The alignment of the Greek national legislation with the corresponding EU legislation has enhanced the national efforts to pursue renewable Combined Heat and Power (CHP) projects. The scope of the present study has been the identification of the available biomass resources and the assessment of their potential. In this paper, we present the results from the administrative regions of Crete, Thessaly, and Peloponnese. The levels of lignocellulosic biomass in Greece are estimated to be 2,132,286 tonnes on an annual basis, values that are very close to the cases of other Mediterranean countries like Italy and Portugal. In respect to the total agricultural residues, Crete produces 1,959,124 tonnes/year and Thessaly produces 1,759,457 tonnes/year. The most significant streams are identified to be olive pits, olive pruning, and cotton ginning remnants, with more than 100,000 tonnes/year each. In the latter part of this manuscript, a case study is presented for the development of a CHP gasification facility in Messenia.
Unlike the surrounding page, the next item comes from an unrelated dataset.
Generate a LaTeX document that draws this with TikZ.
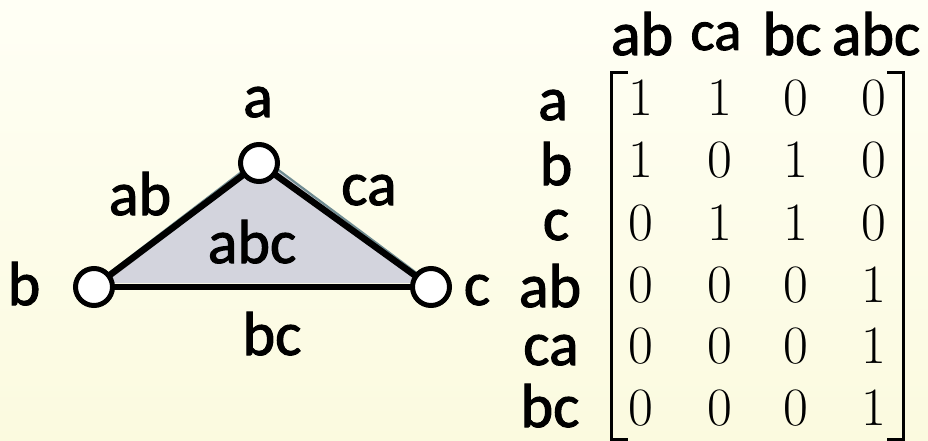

The biomass energy potential of the area is very promising, with about 3,800,000 GJ/year. The proposed small-scale gasification technology is expected to utilize 7956 tonnes of biomass per year and to produce 6630 MWh of electricity and 8580 MWh of thermal energy.

Suggested Citation

  • Spyridon Alatzas & Konstantinos Moustakas & Dimitrios Malamis & Stergios Vakalis, 2019. "Biomass Potential from Agricultural Waste for Energetic Utilization in Greece," Energies, MDPI, vol. 12(6), pages 1-20, March.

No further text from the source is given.